A new system designed at Georgia Institute of Technology can control a swarm of robots, simply by using one finger to shift a beam of light. Each robot is also flexible enough to develop its own plan, based on input received from others in the swarm.

“It’s not possible for a person to control a thousand or a million robots by individually programming each one where to go,” said Magnus Egerstedt, Schlumberger Professor in Georgia Tech’s School of Electrical and Computer Engineering, in a press release. “Instead, the operator controls an area that needs to be explored. Then the robots work together to determine the best ways to accomplish the job.”

Some aspects of the system are relatively straightforward: moving a finger around on the screen moves a light projected on the floor. As the light moves, so does the swarm. What makes this system unique is that the robots are in constant communication with each other regarding their location and the amount of light sensed in their immediate area. This allows the robots to work as a team. For example, if the operator puts two fingers in different locations on the tablet, the machines will split into groups to cover both areas.
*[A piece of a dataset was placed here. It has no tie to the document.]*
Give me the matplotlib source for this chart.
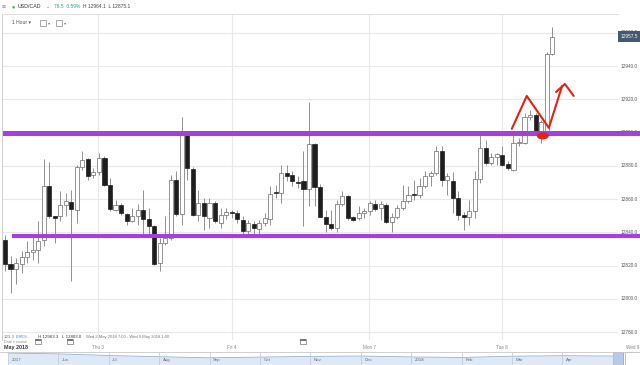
import numpy as np
import matplotlib.pyplot as plt
from matplotlib.patches import Rectangle, Ellipse
from matplotlib.transforms import blended_transform_factory as blend

plt.rcParams['font.family'] = ['Liberation Sans', 'DejaVu Sans']

W, H = 640, 365

# hourly USD/CAD candles
opens = [12835.2, 12821.2, 12818.0, 12821.2, 12825.0, 12828.4, 12829.6, 12835.2, 12868.0, 12849.6,
         12849.6, 12856.6, 12858.4, 12853.6, 12879.2, 12884.0, 12874.6, 12876.0, 12884.6, 12868.6,
         12853.6, 12856.2, 12851.2, 12846.6, 12849.6, 12853.2, 12848.0, 12844.0, 12821.6, 12833.6,
         12836.6, 12871.6, 12851.0, 12899.2, 12878.0, 12850.4, 12857.6, 12848.6, 12857.6, 12845.6,
         12850.2, 12851.8, 12851.6, 12847.6, 12841.0, 12845.0, 12842.2, 12845.6, 12848.0, 12864.0,
         12863.6, 12875.6, 12874.6, 12870.0, 12870.6, 12866.0, 12893.0, 12867.0, 12849.0, 12845.0,
         12842.6, 12857.0, 12861.6, 12849.2, 12848.6, 12851.6, 12853.0, 12857.0, 12854.4, 12856.6,
         12846.2, 12849.0, 12854.6, 12859.0, 12862.8, 12862.6, 12867.6, 12873.6, 12875.6, 12889.0,
         12871.6, 12871.0, 12860.6, 12850.6, 12849.0, 12852.6, 12872.2, 12890.6, 12881.6, 12885.0,
         12886.6, 12881.2, 12877.2, 12894.0, 12893.6, 12909.2, 12910.6, 12901.2, 12901.2, 12947.2]
highs = [12838.6, 12825.6, 12824.8, 12828.6, 12834.6, 12838.6, 12846.6, 12884.0, 12882.4, 12850.0,
         12864.6, 12863.6, 12865.6, 12880.6, 12888.6, 12884.6, 12878.6, 12887.6, 12885.6, 12872.6,
         12859.6, 12857.6, 12851.6, 12854.6, 12857.2, 12865.2, 12854.6, 12844.6, 12836.6, 12849.6,
         12874.6, 12876.6, 12909.2, 12900.6, 12879.2, 12865.2, 12860.6, 12860.6, 12858.6, 12854.6,
         12854.6, 12853.6, 12853.6, 12849.6, 12847.6, 12846.6, 12847.6, 12851.6, 12867.6, 12868.6,
         12880.6, 12880.6, 12876.6, 12873.6, 12889.0, 12918.2, 12893.6, 12869.0, 12853.6, 12853.6,
         12859.6, 12864.6, 12862.6, 12849.6, 12855.6, 12854.6, 12858.6, 12859.6, 12858.6, 12857.6,
         12851.6, 12856.6, 12868.6, 12867.6, 12871.6, 12872.6, 12876.6, 12876.6, 12891.6, 12891.6,
         12875.6, 12876.2, 12864.6, 12852.2, 12859.6, 12876.6, 12899.0, 12895.6, 12887.6, 12887.6,
         12891.6, 12882.6, 12898.6, 12896.6, 12911.6, 12913.6, 12912.0, 12907.6, 12948.6, 12963.6]
lows = [12816.6, 12803.6, 12808.6, 12815.6, 12821.6, 12823.6, 12821.6, 12831.6, 12848.6, 12833.6,
        12846.6, 12849.6, 12810.6, 12845.6, 12877.6, 12871.2, 12872.6, 12874.6, 12867.6, 12852.6,
        12852.6, 12850.6, 12844.6, 12846.0, 12844.6, 12838.6, 12838.6, 12820.6, 12817.0, 12832.6,
        12835.6, 12850.0, 12844.6, 12871.6, 12850.0, 12846.6, 12841.6, 12842.6, 12845.6, 12842.6,
        12848.2, 12848.6, 12845.6, 12837.6, 12837.6, 12837.6, 12838.6, 12843.6, 12844.6, 12860.6,
        12857.6, 12871.0, 12867.6, 12866.6, 12843.6, 12855.6, 12855.6, 12849.0, 12840.2, 12841.6,
        12840.2, 12855.6, 12847.6, 12847.0, 12847.6, 12848.6, 12850.6, 12853.0, 12847.6, 12845.6,
        12840.2, 12848.2, 12853.6, 12857.6, 12859.6, 12860.6, 12866.6, 12867.6, 12874.6, 12867.6,
        12862.6, 12851.6, 12847.6, 12841.6, 12844.2, 12848.6, 12869.6, 12880.6, 12880.2, 12880.6,
        12879.6, 12877.6, 12876.6, 12891.6, 12893.2, 12907.6, 12900.6, 12893.6, 12900.6, 12946.6]
closes = [12821.2, 12818.0, 12821.6, 12825.2, 12828.2, 12829.6, 12835.0, 12868.0, 12849.6, 12848.4,
          12856.6, 12859.0, 12854.0, 12879.2, 12883.2, 12874.0, 12876.0, 12884.6, 12868.6, 12854.0,
          12856.2, 12851.6, 12846.6, 12849.6, 12853.2, 12848.0, 12844.0, 12821.2, 12833.6, 12836.6,
          12871.6, 12851.2, 12899.6, 12878.6, 12850.6, 12857.6, 12850.0, 12857.6, 12846.6, 12850.2,
          12852.2, 12851.4, 12848.2, 12841.0, 12845.6, 12842.6, 12845.6, 12848.6, 12863.0, 12863.6,
          12875.6, 12874.0, 12870.6, 12869.4, 12866.0, 12893.0, 12867.0, 12849.0, 12845.0, 12842.6,
          12857.0, 12861.6, 12848.6, 12847.6, 12851.6, 12853.0, 12857.6, 12854.0, 12857.0, 12846.2,
          12849.0, 12854.6, 12859.0, 12862.6, 12862.4, 12867.6, 12873.6, 12875.6, 12889.0, 12871.6,
          12873.6, 12860.6, 12850.6, 12849.0, 12852.6, 12872.2, 12890.6, 12881.6, 12885.0, 12887.0,
          12880.6, 12878.6, 12893.6, 12894.4, 12909.6, 12910.6, 12901.2, 12906.6, 12947.2, 12957.6]

price_ticks = [12780, 12800, 12820, 12840, 12860, 12880, 12900, 12920, 12940, 12960]
day_ticks = [16.8, 41.1, 65.9, 89.9, 113.6]
day_labels = ['Thu 3', 'Fri 4', 'Mon 7', 'Tue 8', 'Wed 9']
resistance = 12900.0
support = 12837.5
last_price = 12957.5

# hand drawn red marks (candle index, price)
red_path_x = [91.7, 94.4, 98.4, 100.8]
red_path_y = [12902.2, 12922.0, 12902.8, 12928.0]
red_head_x = [99.7, 101.3, 102.9]
red_head_y = [12924.4, 12929.2, 12922.0]
blob_x, blob_y = 97.3, 12898.0

# navigator strip
nav_labels = ['2017', 'Jun', 'Jul', 'Aug', 'Sep', 'Oct', 'Nov', 'Dec', '2018', 'Feb', 'Mar', 'Apr']
nav_values = [1.368, 1.345, 1.30, 1.265, 1.235, 1.255, 1.275, 1.285, 1.26, 1.245, 1.28, 1.295, 1.285]


def box(x0, y0, x1, y1):
    return [x0 / W, 1 - y1 / H, (x1 - x0) / W, (y1 - y0) / H]


def ftext(x, y, s, **kw):
    kw.setdefault('va', 'center')
    kw.setdefault('ha', 'left')
    fig.text(x / W, 1 - y / H, s, **kw)


fig = plt.figure(figsize=(6.4, 3.65), dpi=100)

ax = fig.add_axes(box(2, 14, 618, 340))
ax.set_xlim((2 - 5) / 5.527, (618 - 5) / 5.527)
ax.set_ylim(12775.2, 12971.3)
ax.set_yticks(price_ticks)
ax.set_xticks(day_ticks[:4])
ax.grid(color='#e9e9e9', lw=0.8)
ax.tick_params(length=0, labelbottom=False, labelleft=False)
for side in ['right', 'bottom']:
    ax.spines[side].set_visible(False)
ax.spines['left'].set_color('#cfcfcf')
ax.spines['top'].set_color('#e0e0e0')
ax.spines['left'].set_linewidth(0.7)
ax.spines['top'].set_linewidth(0.7)

o = np.array(opens)
c = np.array(closes)
idx = np.arange(len(o))
up = c >= o
ax.vlines(idx, lows, highs, color='#808080', lw=0.6, zorder=2)
ax.bar(idx, np.maximum(np.abs(c - o), 0.5), bottom=np.minimum(o, c), width=0.74,
       color=np.where(up, 'white', '#1e1e1e'), edgecolor=np.where(up, '#6a6a6a', '#1e1e1e'),
       linewidth=0.5, zorder=3)

# right price labels
ytr = blend(ax.transAxes, ax.transData)
for t in price_ticks:
    ax.text(1.004, t, f'{t:.1f}', transform=ytr, fontsize=3.4, color='#555555',
            va='center', ha='left', clip_on=False)

# support / resistance
ax.axhline(resistance, xmin=0.005, xmax=1.036, color='#a83ee0', lw=3.6, zorder=5, clip_on=False)
ax.axhline(support, xmin=0.0195, xmax=1.036, color='#a83ee0', lw=2.9, zorder=5, clip_on=False)

# red hand drawing
ax.plot(red_path_x, red_path_y, color='#e2230f', lw=1.5, solid_capstyle='round',
        solid_joinstyle='round', zorder=6, clip_on=False)
ax.plot(red_head_x, red_head_y, color='#e2230f', lw=1.5, solid_capstyle='round',
        solid_joinstyle='round', zorder=6, clip_on=False)
ax.add_patch(Ellipse((blob_x, blob_y), 1.9, 3.4, color='#e2230f', zorder=6))

# last price tag
fig.patches.append(Rectangle((618 / W, 1 - 42 / H), 22 / W, 11 / H, transform=fig.transFigure,
                             facecolor='#46596e', edgecolor='none', zorder=7))
ftext(629, 36.5, f'{last_price:.1f}', fontsize=3.4, color='white', ha='center', zorder=8)

# header
ftext(2, 7, '≡', fontsize=5, color='#888888')
ftext(11, 7, '●', fontsize=4, color='#35b04a')
ftext(18, 7, 'USD/CAD', fontsize=3.8, color='#333333')
ftext(46, 7, '⌄', fontsize=3.6, color='#888888')
ftext(54, 7, '76.5  0.59%', fontsize=3.5, color='#2a9d8f')
ftext(83, 7, 'H 12964.1  L 12875.1', fontsize=3.5, color='#444444')

# toolbar
ftext(12, 23, '1 Hour ▾', fontsize=3.6, color='#555555')
for x0 in (40, 56):
    fig.patches.append(Rectangle((x0 / W, 1 - 26 / H), 6 / W, 6 / H, transform=fig.transFigure,
                                 facecolor='white', edgecolor='#888888', lw=0.5))
    ftext(x0 + 8, 23, '▾', fontsize=3, color='#777777')

# info row under the chart
ftext(4, 336.7, '123.3', fontsize=3.2, color='#3b7dd8')
ftext(16, 336.7, '0.95%', fontsize=3.2, color='#3b7dd8')
ftext(38, 336.7, 'H 12963.3', fontsize=3.2, color='#333333')
ftext(62, 336.7, 'L 12803.0', fontsize=3.2, color='#333333')
ftext(86, 336.7, 'Wed 2 May 2018 7:00 - Wed 9 May 2018 1:00', fontsize=3.0, color='#777777')
ftext(4, 342, 'Date x course', fontsize=2.7, color='#888888')
for x0 in (35, 67, 300):
    fig.patches.append(Rectangle((x0 / W, 1 - 344 / H), 6 / W, 5 / H, transform=fig.transFigure,
                                 facecolor='white', edgecolor='#777777', lw=0.5))
    fig.patches.append(Rectangle((x0 / W, 1 - 340.5 / H), 6 / W, 1.5 / H, transform=fig.transFigure,
                                 facecolor='#777777', edgecolor='none'))

# date axis
ftext(4, 347.5, 'May 2018', fontsize=3.9, color='#333333', fontweight='bold')
dtr = blend(ax.transData, fig.transFigure)
for t, lab in zip(day_ticks, day_labels):
    ax.text(t, 1 - 347.5 / H, lab, transform=dtr, fontsize=3.3, color='#888888',
            ha='center', va='center', clip_on=False)

# navigator
nav = fig.add_axes(box(0, 352, 640, 365))
nav.set_xlim(-8 / 50.4, 632 / 50.4)
nav.set_ylim(1.034, 1.398)
nx = np.arange(len(nav_values))
nav.fill_between(nx, nav_values, 1.034, color='#dde9f6', lw=0)
nav.plot(nx, nav_values, color='#8fb1d9', lw=0.6)
nav.vlines(nx, 1.034, 1.398, color='#b9c7d8', lw=0.5)
for i, lab in enumerate(nav_labels):
    nav.text(i + 0.07, 0.38, lab, transform=blend(nav.transData, nav.transAxes),
             fontsize=3.2, color='#6a6a6a', va='center', ha='left')
nav.add_patch(Rectangle((12.0, 1.034), 0.2, 0.364, facecolor='#b5cbe8', edgecolor='#7f9cc4', lw=0.5))
nav.add_patch(Rectangle((12.24, 1.034), 0.3, 0.364, facecolor='white', edgecolor='#aaaaaa', lw=0.5))
nav.set_xticks([])
nav.set_yticks([])
for side in ['left', 'right', 'bottom']:
    nav.spines[side].set_visible(False)
nav.spines['top'].set_color('#c8c8c8')
nav.spines['top'].set_linewidth(0.6)

fig.savefig('out.png', dpi=100)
Or if one robot is sensing a lot more light than another, and the objective is for all to sense an equal amount of light, then the robot in the bright spot will move out of the way so that another can taken in some light. All this is possible because each robots can change course autonomously at any time, based on the information it is continuously receiving from the other robots in the swarm.

“The field of swarm robotics gets difficult when you expect teams of robots to be as dynamic and adaptive as humans,” Egerstedt explained. “People can quickly adapt to changing circumstances, make new decisions and act. Robots typically can’t. It’s hard for them to talk and form plans when everything is changing around them.”

The researchers involved in the project say the algorithm used to control the swarm could be relevant in several fields that involve large numbers of robots working together, such as manufacturing, agriculture, and rescue operations.